Scab disease of cowpea (Vigna unguiculata) caused by Sphaceloma a species of the fungus
Article first published online: 26 FEB 2008
Annals of Applied Biology
Volume 96, Issue 1, pages 11–16, September 1980
How to Cite
EMECHEBE, A. M. (1980), Scab disease of cowpea (Vigna unguiculata) caused by Sphaceloma a species of the fungus. Annals of Applied Biology, 96: 11–16. doi: 10.1111/j.1744-7348.1980.tb04763.x
- Issue published online: 26 FEB 2008
- Article first published online: 26 FEB 2008
- Accepted 31 March 1980; Received 23 November 1979
Scab disease of cowpea (Vigna unguiculuta) was shown to be caused by Sphaceloma sp. It affects all above ground parts of the plant. The first symptom of the disease, appearing within 3 to 6 days of inoculation, is puckering of the lamina. Spots on mature leaves are white with or without brown margins. Typical scab lesions on petiole, stem, peduncle and pod are white turning dark brown when chlamydospores are formed and are oblong-elongate except for pod lesions that are ovoid. The most destructive phase is scab of the flowering axis which causes flower and, or, pod abortion or completely prevents flower formation.
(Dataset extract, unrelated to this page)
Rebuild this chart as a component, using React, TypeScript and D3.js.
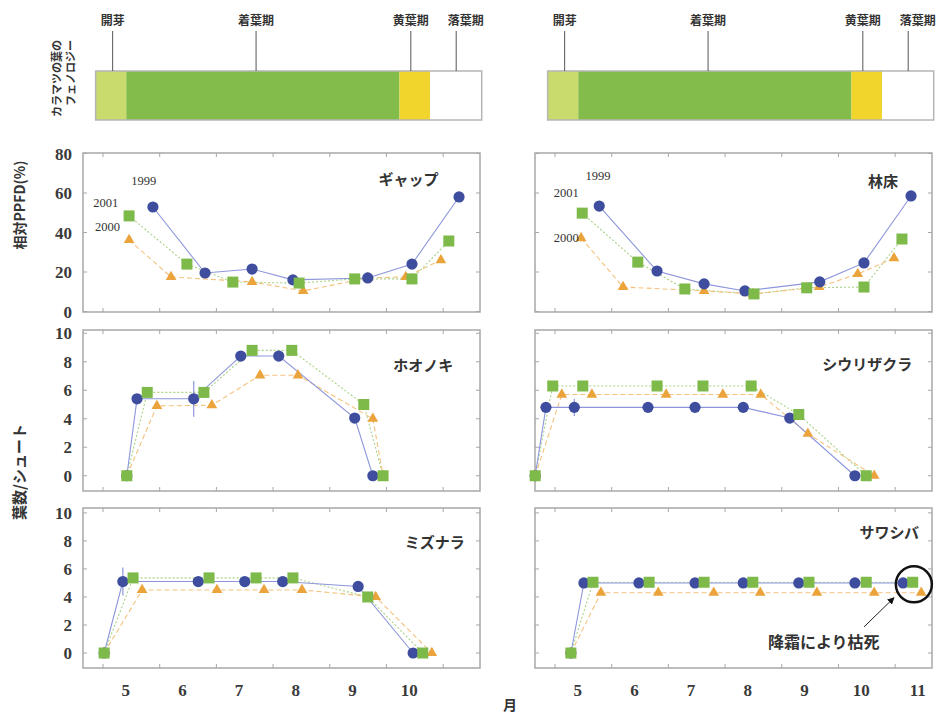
import React from "react";
import * as d3 from "d3";

type Pt = [number, number];
type Err = [number, number, number];

// Larch leaf phenology: stage boundaries (month), colours and labels
const phenoBounds = [4.87, 5.41, 10.23, 10.77, 11.68];
const phenoColors = ["#cadb6e", "#84bc4b", "#f2d52c", "#ffffff"];
const phenoStages = ["開芽", "着葉期", "黄葉期", "落葉期"];
const phenoLeaderX = [5.17, 7.7, 10.43, 11.23];
const phenoLabelX = [5.17, 7.7, 10.43, 11.4];

// Relative PPFD (%) – gap
const gap1999: Pt[] = [[5.88, 52.9], [6.8, 19.5], [7.63, 21.5], [8.35, 16], [9.67, 17], [10.45, 24], [11.28, 58]];
const gap2000: Pt[] = [[5.46, 36.2], [6.2, 17.5], [7.63, 15], [8.53, 10.4], [9.67, 17], [10.34, 17.5], [10.96, 26]];
const gap2001: Pt[] = [[5.46, 48.4], [6.48, 24], [7.29, 14.9], [8.46, 14.4], [9.44, 16.5], [10.45, 16.5], [11.1, 35.7]];

// Relative PPFD (%) – forest floor
const floor1999: Pt[] = [[5.78, 53.4], [6.8, 20.5], [7.63, 14], [8.35, 10.4], [9.67, 15], [10.45, 24.6], [11.28, 58.5]];
const floor2000: Pt[] = [[5.46, 37.2], [6.2, 12.4], [7.63, 10.4], [8.49, 8.9], [9.66, 12.4], [10.34, 19], [10.98, 27]];
const floor2001: Pt[] = [[5.48, 49.8], [6.46, 25], [7.29, 11.4], [8.51, 8.9], [9.44, 12], [10.45, 12.4], [11.12, 36.7]];

// Leaves per shoot – ホオノキ
const hoonoki1999: Pt[] = [[5.42, 0], [5.6, 5.4], [6.6, 5.4], [7.43, 8.4], [8.1, 8.4], [9.44, 4.05], [9.76, 0]];
const hoonoki2000: Pt[] = [[5.42, 0], [5.95, 4.9], [6.92, 4.95], [7.77, 7.05], [8.44, 7.05], [9.76, 4.0], [9.94, 0]];
const hoonoki2001: Pt[] = [[5.42, 0], [5.78, 5.85], [6.78, 5.85], [7.63, 8.8], [8.33, 8.8], [9.6, 5.0], [9.94, 0]];

// Leaves per shoot – シウリザクラ
const shiuri1999: Pt[] = [[4.65, 0], [4.84, 4.8], [5.34, 4.8], [6.64, 4.8], [7.47, 4.8], [8.32, 4.8], [9.14, 4.05], [10.29, 0]];
const shiuri2000: Pt[] = [[4.65, 0], [5.12, 5.7], [5.65, 5.7], [6.96, 5.7], [7.96, 5.7], [8.63, 5.7], [9.46, 2.95], [10.63, 0]];
const shiuri2001: Pt[] = [[4.65, 0], [4.96, 6.3], [5.49, 6.3], [6.8, 6.3], [7.61, 6.3], [8.46, 6.3], [9.3, 4.3], [10.49, 0]];

// Leaves per shoot – ミズナラ
const mizunara1999: Pt[] = [[5.02, 0], [5.35, 5.1], [6.68, 5.1], [7.5, 5.1], [8.17, 5.1], [9.5, 4.75], [10.47, 0]];
const mizunara2000: Pt[] = [[5.02, 0], [5.69, 4.5], [7.01, 4.5], [7.84, 4.5], [8.51, 4.5], [9.81, 4.0], [10.8, 0]];
const mizunara2001: Pt[] = [[5.02, 0], [5.53, 5.36], [6.87, 5.36], [7.7, 5.36], [8.35, 5.36], [9.67, 4.0], [10.64, 0]];

// Leaves per shoot – サワシバ
const sawashiba1999: Pt[] = [[5.28, 0], [5.51, 5.0], [6.48, 5.0], [7.47, 5.0], [8.32, 5.0], [9.3, 5.0], [10.29, 5.0], [11.14, 5.0]];
const sawashiba2000: Pt[] = [[5.28, 0], [5.81, 4.3], [6.82, 4.3], [7.8, 4.3], [8.62, 4.3], [9.62, 4.3], [10.63, 4.3], [11.46, 4.3]];
const sawashiba2001: Pt[] = [[5.28, 0], [5.67, 5.05], [6.66, 5.05], [7.63, 5.05], [8.49, 5.05], [9.48, 5.05], [10.49, 5.05], [11.31, 5.05]];

// Standard-error bars (1999)
const hoonokiErr: Err[] = [[6.6, 5.4, 1.25]];
const shiuriErr: Err[] = [[5.34, 4.8, 0.6]];
const mizunaraErr: Err[] = [[5.35, 5.1, 1.0]];

const ppfdTicks = [0, 20, 40, 60, 80];
const leafTicks = [0, 2, 4, 6, 8, 10];
const monthTicks = [5, 6, 7, 8, 9, 10, 11];
const monthLabelsLeft = ["5", "6", "7", "8", "9", "10"];
const monthLabelsRight = ["5", "6", "7", "8", "9", "10", "11"];

const JP = "'Noto Sans CJK JP', 'Noto Sans', sans-serif";
const SERIF = "'Liberation Serif', 'DejaVu Serif', serif";

const C1999 = "#3e4d9d";
const C2000 = "#eba33c";
const C2001 = "#7dba49";
const L1999 = "#8d96dc";
const L2000 = "#f4c27e";
const L2001 = "#a9d387";
const FRAME = "#a8a8a8";

const cols = [
  { x0: 83, x1: 480 },
  { x0: 535, x1: 932 },
];
const rows = [
  { y0: 153, y1: 312, dom: [-0.25, 80.25], ticks: ppfdTicks },
  { y0: 330, y1: 491, dom: [-1.07, 10.23], ticks: leafTicks },
  { y0: 508, y1: 668, dom: [-1.07, 10.35], ticks: leafTicks },
];
const monthDomain = [4.647, 11.65];

type Panel = {
  col: number;
  row: number;
  title: string;
  titleX: number; // months
  titleY: number; // data units
  s1999: Pt[];
  s2000: Pt[];
  s2001: Pt[];
  err: Err[];
  yearLabels?: { text: string; x: number; y: number; anchor: string }[];
};

const panels: Panel[] = [
  {
    col: 0, row: 0, title: "ギャップ", titleX: 10.92, titleY: 67,
    s1999: gap1999, s2000: gap2000, s2001: gap2001, err: [],
    yearLabels: [
      { text: "1999", x: 5.72, y: 66.5, anchor: "middle" },
      { text: "2001", x: 5.27, y: 55.4, anchor: "end" },
      { text: "2000", x: 5.3, y: 42.8, anchor: "end" },
    ],
  },
  {
    col: 1, row: 0, title: "林床", titleX: 11.05, titleY: 66,
    s1999: floor1999, s2000: floor2000, s2001: floor2001, err: [],
    yearLabels: [
      { text: "1999", x: 5.76, y: 69, anchor: "middle" },
      { text: "2001", x: 5.42, y: 60, anchor: "end" },
      { text: "2000", x: 5.42, y: 37.5, anchor: "end" },
    ],
  },
  { col: 0, row: 1, title: "ホオノキ", titleX: 11.18, titleY: 7.7, s1999: hoonoki1999, s2000: hoonoki2000, s2001: hoonoki2001, err: hoonokiErr },
  { col: 1, row: 1, title: "シウリザクラ", titleX: 11.3, titleY: 7.8, s1999: shiuri1999, s2000: shiuri2000, s2001: shiuri2001, err: shiuriErr },
  { col: 0, row: 2, title: "ミズナラ", titleX: 11.38, titleY: 7.9, s1999: mizunara1999, s2000: mizunara2000, s2001: mizunara2001, err: mizunaraErr },
  { col: 1, row: 2, title: "サワシバ", titleX: 11.42, titleY: 8.6, s1999: sawashiba1999, s2000: sawashiba2000, s2001: sawashiba2001, err: [] },
];

const triangle = d3.symbol(d3.symbolTriangle).size(50)() as string;

function PlotPanel({ p }: { p: Panel }) {
  const c = cols[p.col];
  const r = rows[p.row];
  const x = d3.scaleLinear().domain(monthDomain).range([c.x0, c.x1]);
  const y = d3.scaleLinear().domain(r.dom).range([r.y1, r.y0]);
  const line = d3
    .line<Pt>()
    .x((d) => x(d[0]))
    .y((d) => y(d[1]));
  const tk = 4;
  const showYLabels = p.col === 0;
  return (
    <g>
      <rect x={c.x0} y={r.y0} width={c.x1 - c.x0} height={r.y1 - r.y0} fill="#fff" stroke={FRAME} strokeWidth={1.5} />
      {monthTicks.map((m) => (
        <g key={"mt" + m} stroke={FRAME} strokeWidth={1}>
          <line x1={x(m)} x2={x(m)} y1={r.y1} y2={r.y1 - tk} />
          <line x1={x(m)} x2={x(m)} y1={r.y0} y2={r.y0 + tk} />
        </g>
      ))}
      {r.ticks.map((v) => (
        <g key={"yt" + v}>
          <line x1={c.x0} x2={c.x0 + tk} y1={y(v)} y2={y(v)} stroke={FRAME} />
          <line x1={c.x1} x2={c.x1 - tk} y1={y(v)} y2={y(v)} stroke={FRAME} />
          {showYLabels && (
            <text x={c.x0 - 11} y={y(v)} dy="0.36em" textAnchor="end" fontFamily={SERIF} fontWeight="bold" fontSize={17} fill="#3a3a3a">
              {v}
            </text>
          )}
        </g>
      ))}
      {/* connecting lines */}
      <path d={line(p.s2001) || ""} fill="none" stroke={L2001} strokeWidth={1.1} strokeDasharray="2,2" />
      <path d={line(p.s2000) || ""} fill="none" stroke={L2000} strokeWidth={1.1} strokeDasharray="5,3" />
      <path d={line(p.s1999) || ""} fill="none" stroke={L1999} strokeWidth={1.1} />
      {/* error bars */}
      {p.err.map((e, i) => (
        <line key={"e" + i} x1={x(e[0])} x2={x(e[0])} y1={y(e[1] - e[2])} y2={y(e[1] + e[2])} stroke={L1999} strokeWidth={1.2} />
      ))}
      {/* markers */}
      {p.s2000.map((d, i) => (
        <path key={"t" + i} d={triangle} transform={`translate(${x(d[0])},${y(d[1])})`} fill={C2000} />
      ))}
      {p.s1999.map((d, i) => (
        <circle key={"c" + i} cx={x(d[0])} cy={y(d[1])} r={5.6} fill={C1999} />
      ))}
      {p.s2001.map((d, i) => (
        <rect key={"s" + i} x={x(d[0]) - 5.5} y={y(d[1]) - 5.5} width={11} height={11} fill={C2001} />
      ))}
      <text x={x(p.titleX)} y={y(p.titleY)} dy="0.36em" textAnchor="end" fontFamily={JP} fontWeight="bold" fontSize={15} fill="#333">
        {p.title}
      </text>
      {p.yearLabels &&
        p.yearLabels.map((l) => (
          <text key={l.text} x={x(l.x)} y={y(l.y)} dy="0.36em" textAnchor={l.anchor as any} fontFamily={SERIF} fontSize={12.5} fill="#333">
            {l.text}
          </text>
        ))}
    </g>
  );
}

function Phenology({ col }: { col: number }) {
  const c = cols[col];
  const x = d3.scaleLinear().domain(monthDomain).range([c.x0, c.x1]);
  const top = 71;
  const bottom = 120;
  return (
    <g>
      {phenoColors.map((fill, i) => (
        <rect key={i} x={x(phenoBounds[i])} y={top} width={x(phenoBounds[i + 1]) - x(phenoBounds[i])} height={bottom - top} fill={fill} />
      ))}
      <rect x={x(phenoBounds[0])} y={top} width={x(phenoBounds[4]) - x(phenoBounds[0])} height={bottom - top} fill="none" stroke="#b5b5b5" strokeWidth={1.5} />
      {phenoStages.map((s, i) => (
        <g key={s}>
          <line x1={x(phenoLeaderX[i])} x2={x(phenoLeaderX[i])} y1={31} y2={top} stroke="#555" strokeWidth={1} />
          <text x={x(phenoLabelX[i])} y={21} dy="0.36em" textAnchor="middle" fontFamily={JP} fontWeight="bold" fontSize={12} fill="#333">
            {s}
          </text>
        </g>
      ))}
    </g>
  );
}

export default function App() {
  const W = 949;
  const H = 717;
  const xr = d3.scaleLinear().domain(monthDomain).range([cols[1].x0, cols[1].x1]);
  const yr = d3.scaleLinear().domain(rows[2].dom).range([rows[2].y1, rows[2].y0]);
  const xl = d3.scaleLinear().domain(monthDomain).range([cols[0].x0, cols[0].x1]);
  const labelY = 690;
  return (
    <svg width={W} height={H} viewBox={`0 0 ${W} ${H}`} style={{ position: "absolute", left: 0, top: 0, background: "#fff" }}>
      <rect width={W} height={H} fill="#fff" />
      <Phenology col={0} />
      <Phenology col={1} />
      <text transform="translate(61,40) rotate(-90)" textAnchor="end" fontFamily={JP} fontWeight="bold" fontSize={11} fill="#333">
        カラマツの葉の
      </text>
      <text transform="translate(75,40) rotate(-90)" textAnchor="end" fontFamily={JP} fontWeight="bold" fontSize={11} fill="#333">
        フェノロジー
      </text>
      {panels.map((p, i) => (
        <PlotPanel key={i} p={p} />
      ))}
      {monthLabelsLeft.map((m) => (
        <text key={"l" + m} x={xl(+m + 0.4)} y={labelY} dy="0.36em" textAnchor="middle" fontFamily={SERIF} fontWeight="bold" fontSize={17} fill="#3a3a3a">
          {m}
        </text>
      ))}
      {monthLabelsRight.map((m) => (
        <text key={"r" + m} x={xr(+m + 0.4)} y={labelY} dy="0.36em" textAnchor="middle" fontFamily={SERIF} fontWeight="bold" fontSize={17} fill="#3a3a3a">
          {m}
        </text>
      ))}
      <text x={510} y={705} dy="0.36em" textAnchor="middle" fontFamily={JP} fontWeight="bold" fontSize={14} fill="#333">
        月
      </text>
      <text transform="translate(20,205) rotate(-90)" textAnchor="middle" dy="0.36em" fontFamily={JP} fontWeight="bold" fontSize={14} fill="#333">
        相対PPFD(%)
      </text>
      <text transform="translate(20,472) rotate(-90)" textAnchor="middle" dy="0.36em" fontFamily={JP} fontWeight="bold" fontSize={15} fill="#333">
        葉数/シュート
      </text>
      {/* frost-kill annotation */}
      <circle cx={xr(11.33)} cy={yr(4.9)} r={18} fill="none" stroke="#111" strokeWidth={2.5} />
      <defs>
        <marker id="arrowhead" viewBox="0 0 10 10" refX="9" refY="5" markerWidth="7" markerHeight="7" orient="auto">
          <path d="M0,0 L10,5 L0,10 z" fill="#111" />
        </marker>
      </defs>
      <line x1={xr(10.45)} y1={yr(1.86)} x2={xr(10.98)} y2={yr(3.95)} stroke="#222" strokeWidth={1} markerEnd="url(#arrowhead)" />
      <text x={xr(9.74)} y={yr(0.8)} dy="0.36em" textAnchor="middle" fontFamily={JP} fontWeight="bold" fontSize={16} fill="#333">
        降霜により枯死
      </text>
    </svg>
  );
}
Inoculation of asparagus pea (V. sesquipedalis) with a cowpea isolate of Sphaceloma sp. produced symptoms similar to those on cowpea. Inoculated hyacinth bean (Lablab niger) produced atypical mild lesions. The following legumes were not affected when artificially inoculated with the fungus: black gram (Phaseolus mungo), green gram (P, aureus), French bean (P. vulgaris), Lima bean (P. lunatus), groundnut (Arachis hypogaea), and soyabean (Glycine max). The characteristics of the fungus on potato dextrose agar are described.